Tuesday 16 June 2015

Illegally Parked

As a courier driver I am sometimes faced with quite impossible challenges.  A recent example was an urgent mid-afternoon delivery to a shopping precinct, where access is normally permitted only before 10.00 a.m. or after 7.30 p.m.  On such occasions, the only solution is to drive as close as possible, park on yellow lines where there are no kerb markings, and hope that a notice in my windscreen will remind any passing traffic warden of the difference between ‘parked’ and ‘loading’.

Such experiences are surprisingly common.  Sometimes they’re met by an understanding official who realises the dilemma and ignores the offence; sometimes by a ‘jobsworth’ who sees no further than that a vehicle is illegally parked and that he must issue a parking ticket.

One day, I had to deliver a heavy parcel to a building site that was on the far side of a public car park.  I sought advice from the attendant about the best way to get there.  The only way, he said, was to drive through the car park and, yes, that would be quite all right.  I went back to the van and entered the car park.  Having completed my delivery, I made my way to the exit, where I expected the attendant to press a button to lift the barrier for me.  I waited … but nothing happened.  I tooted … still nothing.  I tooted again, and the attendant beckoned me over to his kiosk.

‘He’s going to make me pay a parking fee,’ I thought, angrily. ‘He was the one who said it would be all right to drive straight in.  He didn’t mention a charge!’  Prepared to argue the point, I walked over.  The attendant explained, quite amiably, that he was unable to operate the barrier remotely from the kiosk, but that I would need a ticket to put in the machine.  He gave me a visitors’ pass, the barrier opened as I inserted it, and I was quickly on my way.

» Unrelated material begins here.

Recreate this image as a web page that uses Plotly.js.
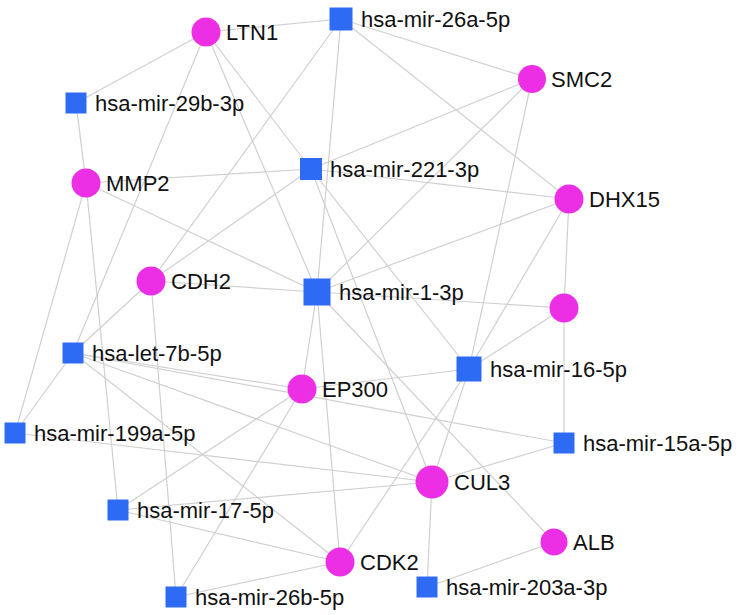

As I left, I thought of the parallel between parking and sin.  We all sin; we can’t help it (Romans 3:23).  And just as there is a fixed penalty for parking in the wrong place, so there is a fixed penalty for sin.  St. Paul spelled it out, ‘The wages of sin is death.’ (Romans 6:23).  That penalty has to be paid, in the same way that the machine had to have a ticket to operate the barrier so that I could drive away.  Our release from sin – the only way we can avoid the death penalty – is to accept a gift.  In this case it’s not a tangible gift like the visitors’ pass, but the gift of Jesus’ death on the Cross.  And it has to be accepted as a gift.  It’s not a right, nor something we can earn, or pay for.  That’s where the car park illustration falls down, because we can buy a car park ticket.  When it comes to sin, we have to humble ourselves sufficiently to accept the gift of Jesus’ life, freely given (John 10:17-18; I John 3:16).  It’s the ‘Get out of Jail Free’ card on the Monopoly board of eternity.

Happy motoring – and parking – this summer.